When I was in third grade, I had a crush on a boy. A beautiful boy with dark, shining hair. It was like living an elementary school version of The Last of the Mohicans, only I don’t think he liked me back, and I’m not sure if he had any Native American blood at all. But it didn’t matter, he was perfect to my third grade self. His family always went to the Revolutionary War reenactments that are oh so popular in upstate New York.
He would run through the field in his homespun knickers, looking like perfection in gun powder chic. And when my mother decided we were going to be reenactors, too, I was thrilled. Now I could see my black-haired love outside of the florescent lights of school. I could spend every weekend running barefoot through the battle fields. It was love like I hadn’t felt since I found out Worf’s son Alexander was just a little boy in makeup.
So, my sister and I ran around the battle field with the boy. He liked to climb on top of the sheds to watch the battles, and I snuck biker shorts under my chemise and skirt so I could follow him. We would sit on top of where the “prisoners” were kept and watch the red coats fall at the might of the colonies.
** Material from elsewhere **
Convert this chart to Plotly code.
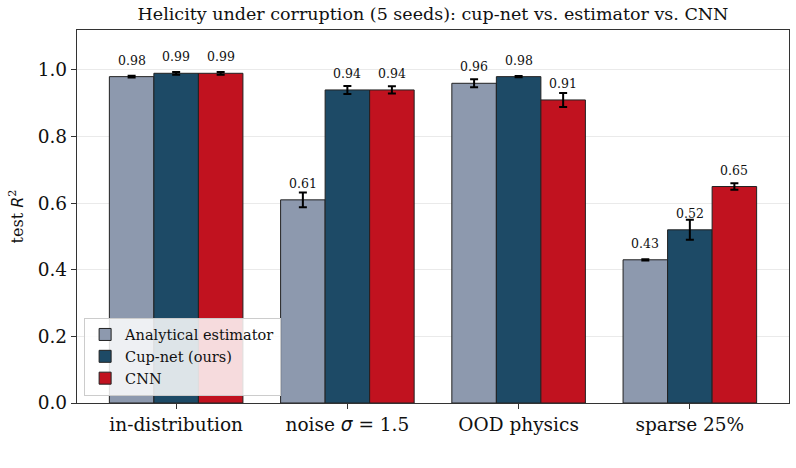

It was third grade heaven.
There were a bunch of weird, scary things that hung from leather straps near the prison door. Long hair hanging from leather. The boy told me it was the scalps that had been taken from the heads of prisoners. And by God, I believed him. If the reenactment went wrong, heads might not roll, but hair would be ripped off. It was thrilling and dangerous, and he was my hero, jumping off the roof of the prison in one catlike pounce.
There may have only been blanks in the muskets. But it was real to me. Transported to a place with a dark haired hero for one lovely summer. And then he left our school. His father had been one of the best at the reenactments. Falling with glory every time. Waiting for everything to be finished before he came back out of the woods. One day he fell for real.
He had a heart attack mid battle, and no one knew. They all thought he was being as determined as always. At the end of the day, they went into the woods to find him, but it was too late. He was already gone. The black haired boy disappeared. No one could blame him for never wanting to see a reenactment again. And my heart was destroyed. Never had love been so tough for an elementary school kid.